In meinem Garten steht ein kleiner Kirschbaum. Ich habe ihn vor knapp zwei Jahren gepflanzt. Deshalb ist er noch nicht sehr groß, gerade mal einen Meter. Vor meinem geistigen Auge sehe ich schon einen großen Baum, mit starken Ästen und einem dichten Blätterdach. Ich träume davon, wie er mir in praller Sonne Schatten spendet, und natürlich von den herrlichen Süßkirschen, die an ihm reifen. Ich kann dann ein Vogelhaus in seine Zweige hängen, weil diese stark genug sein werden, es zu tragen.
Was für eine schöne Vorstellung, im Sommer unter dem Baum zu liegen und ein Buch zu lesen. Während ich in derartigen Gedanken schwelge und von der Zukunft träume, kommt mir die Frage, ob ich noch es erleben werde, so einen kräftigen mehrere Meter hohen Baum im Garten zu haben. Etwa 20 cm wächst ein Kirschbaum pro Jahr – ein paar Jahre dauert es also, bis er sich zum Baum meiner Träume ausgewachsen hat. Vielleicht werde ich dann gar nicht mehr dort wohnen. Weil ich zu alt und gebrechlich bin, das Haus und den Garten zu bewirtschaften. Wer weiß. Dann werden sich die Nachkommenden hoffentlich an dem Baum freuen. Den ich gepflanzt und gehegt habe.
Als ich ihn vor zwei Jahren in die Erde setzte, war mir gar nicht so bewusst, dass ich damit Zukunft pflanze. Das mache ich im übertragenen Sinn eigentlich ganz oft, Zukunft pflanzen. Den Samen legen für die Zeit nach mir. Zum Beispiel, wenn ich darauf achte, unseren Planet Erde mit all seinen Schönheiten nicht über Gebühr zu strapazieren. Die Erde ächzt und stöhnt unter der Last, die sie zu tragen hat. Das hat schon Hildegard von Bingen im 12. Jahrhundert sinngemäß niedergeschrieben.

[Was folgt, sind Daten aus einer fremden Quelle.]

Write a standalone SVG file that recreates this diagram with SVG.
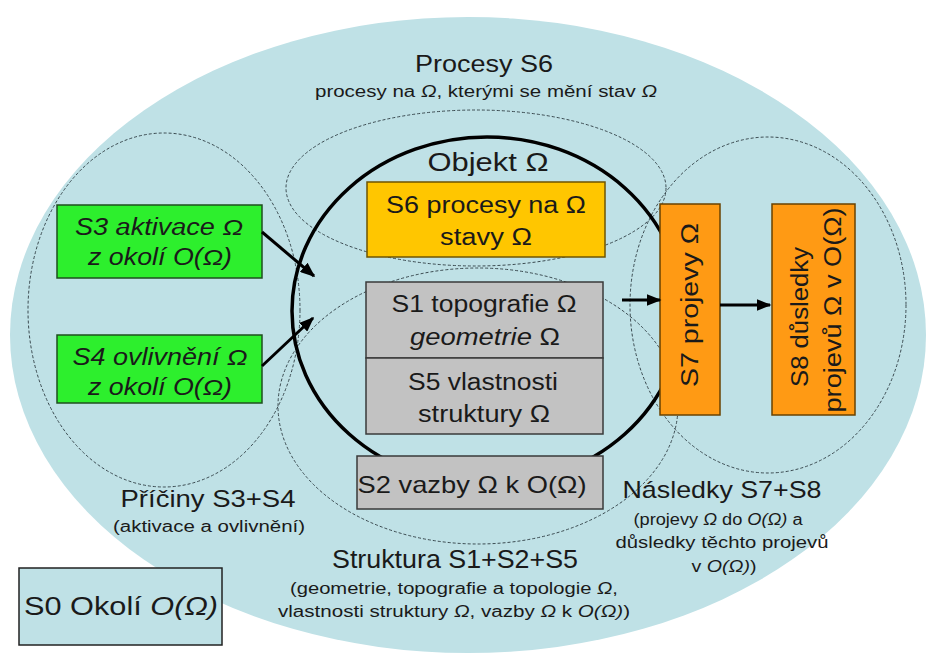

Der ausbeuterische Umgang mit der Umwelt ist also schon ein uraltes Problem. Doch es hat in der heutigen Zeit an Fahrt aufgenommen. Wenn mir die nachfolgenden Generationen egal sind, handle ich nach dem Motto: Nach mir die Sintflut. Aber wer will das schon für seine Kinder und Kindeskinder.
Es ist ein schöner Gedanke für mich, dass ich mit dem, was ich tue, auch gute Samen für die Zukunft legen kann. Noch schöner ist der Gedanke, wenn wir es gemeinsam machen: einer Zukunft den Boden zu bereiten, in der alle ein gutes Leben haben können. Nicht nur, weil wir es toll finden, sondern weil wir es den kommenden Generationen irgendwie auch schuldig sind.